Die Patriotische Freiheit Heidenreichstein, hinter der ein lokaler FPÖ-Funktionär steht, schreibt:
„Er hat es sich selbst eingebrockt.“
Mario D. kommentiert eine Kurier-Meldung über den angeblich bevorstehenden Parteiausschluss von Strache mit:
„Zeit wird es“
Helfried S.:
„18.000 Euro Gehalt reichen ja nicht. Da braucht man schon noch ein Spesenkonto um 10.000 Euro. Auch seine Privatwohnung soll damit bezahlt worden sein. Schlimmer und unverschämter geht es wohl nimmer. Ich hoffe das diese Schleimfigur nie mehr in der Politik erscheint. Tschüss baba und fall nicht.“
Elfriede F.:
„Herr strache löscht Beiträge von FPÖ Wählern. Nur Mitleid für ihn darf stehen bleiben Beiträge über Ärger der geldverschwendung werden gelöscht“
Gerhard P.:
„Ich finde es super was unser Parteiobmann macht . Endlich räumte er auf mit den Schmarotzer und Lästerer ‚und ehrlich gesagt bin ich froh das Strache weg ist . denn Wir hatten schon bessere Bundesparteiobmänner“.

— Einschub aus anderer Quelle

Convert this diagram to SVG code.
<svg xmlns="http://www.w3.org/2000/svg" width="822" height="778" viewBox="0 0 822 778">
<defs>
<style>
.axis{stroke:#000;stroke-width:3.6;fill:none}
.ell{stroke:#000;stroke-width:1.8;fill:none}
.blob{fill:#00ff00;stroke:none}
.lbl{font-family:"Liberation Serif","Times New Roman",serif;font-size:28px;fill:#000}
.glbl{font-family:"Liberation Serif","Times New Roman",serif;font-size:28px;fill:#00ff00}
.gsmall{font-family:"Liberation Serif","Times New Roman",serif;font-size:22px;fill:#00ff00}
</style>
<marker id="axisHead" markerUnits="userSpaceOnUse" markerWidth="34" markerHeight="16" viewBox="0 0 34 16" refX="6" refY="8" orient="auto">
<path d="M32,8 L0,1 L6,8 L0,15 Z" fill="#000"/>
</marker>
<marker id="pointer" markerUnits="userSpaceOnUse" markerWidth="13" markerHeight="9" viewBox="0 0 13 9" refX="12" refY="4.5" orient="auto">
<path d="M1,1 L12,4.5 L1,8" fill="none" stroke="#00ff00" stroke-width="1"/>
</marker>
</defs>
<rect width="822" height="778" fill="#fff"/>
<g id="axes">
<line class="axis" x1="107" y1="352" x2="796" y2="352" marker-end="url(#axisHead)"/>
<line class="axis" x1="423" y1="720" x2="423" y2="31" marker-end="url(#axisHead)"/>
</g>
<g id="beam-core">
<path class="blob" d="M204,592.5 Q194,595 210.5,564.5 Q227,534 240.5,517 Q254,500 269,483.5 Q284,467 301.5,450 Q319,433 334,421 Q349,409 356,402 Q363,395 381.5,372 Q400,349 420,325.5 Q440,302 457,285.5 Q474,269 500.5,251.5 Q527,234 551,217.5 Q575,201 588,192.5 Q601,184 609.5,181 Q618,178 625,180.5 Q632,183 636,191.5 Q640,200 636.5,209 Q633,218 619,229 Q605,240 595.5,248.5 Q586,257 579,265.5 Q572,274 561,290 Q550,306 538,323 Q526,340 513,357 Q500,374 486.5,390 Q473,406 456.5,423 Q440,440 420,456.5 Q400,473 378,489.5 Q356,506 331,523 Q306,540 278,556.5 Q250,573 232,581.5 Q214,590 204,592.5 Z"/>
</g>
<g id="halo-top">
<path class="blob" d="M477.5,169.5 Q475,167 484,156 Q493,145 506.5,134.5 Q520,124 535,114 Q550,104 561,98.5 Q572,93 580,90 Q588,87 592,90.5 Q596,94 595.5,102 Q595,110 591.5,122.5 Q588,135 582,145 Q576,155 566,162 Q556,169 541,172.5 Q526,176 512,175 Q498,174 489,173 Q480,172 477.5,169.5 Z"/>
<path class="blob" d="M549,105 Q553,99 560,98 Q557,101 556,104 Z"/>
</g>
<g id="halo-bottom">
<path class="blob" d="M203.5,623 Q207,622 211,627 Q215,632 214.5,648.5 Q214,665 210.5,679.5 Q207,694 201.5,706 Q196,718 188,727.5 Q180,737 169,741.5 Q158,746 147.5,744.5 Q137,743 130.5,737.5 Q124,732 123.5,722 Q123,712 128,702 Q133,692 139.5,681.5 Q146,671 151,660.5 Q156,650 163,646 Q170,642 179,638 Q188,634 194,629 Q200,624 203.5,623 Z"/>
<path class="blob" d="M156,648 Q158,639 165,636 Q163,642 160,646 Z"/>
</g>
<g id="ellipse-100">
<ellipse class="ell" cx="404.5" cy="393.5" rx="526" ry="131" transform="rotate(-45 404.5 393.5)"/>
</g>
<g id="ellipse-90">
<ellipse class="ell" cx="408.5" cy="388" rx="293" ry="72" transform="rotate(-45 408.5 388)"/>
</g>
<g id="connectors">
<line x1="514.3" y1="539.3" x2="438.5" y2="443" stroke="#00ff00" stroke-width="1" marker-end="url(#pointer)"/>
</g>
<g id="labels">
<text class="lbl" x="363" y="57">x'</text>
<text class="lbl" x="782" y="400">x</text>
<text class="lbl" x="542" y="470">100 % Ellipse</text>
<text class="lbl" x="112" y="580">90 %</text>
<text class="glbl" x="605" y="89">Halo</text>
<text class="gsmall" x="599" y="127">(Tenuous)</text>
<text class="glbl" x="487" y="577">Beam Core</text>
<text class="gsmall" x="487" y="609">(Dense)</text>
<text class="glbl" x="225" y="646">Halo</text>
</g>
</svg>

Jenseits dieser natürlich subjektiven Auswahl von Reaktionen sind vor allem jene Aufrufe interessant, sich hinter Herbert Kickl zu versammeln und ihn mit Vorzugsstimmen zu stärken. Wenn und solange das seine Hardcore-Fans machen, wäre das wenig beachtenswert. Wenn das aber einer macht, der auf der Bundeswahlliste der FPÖ selbst auf einem Spitzenplatz kandidiert, dann darf man schon auf verschärfte Auseinandersetzung und Lagerbildung in der FPÖ hoffen.
Im Übrigen gilt die Unschuldsvermutung!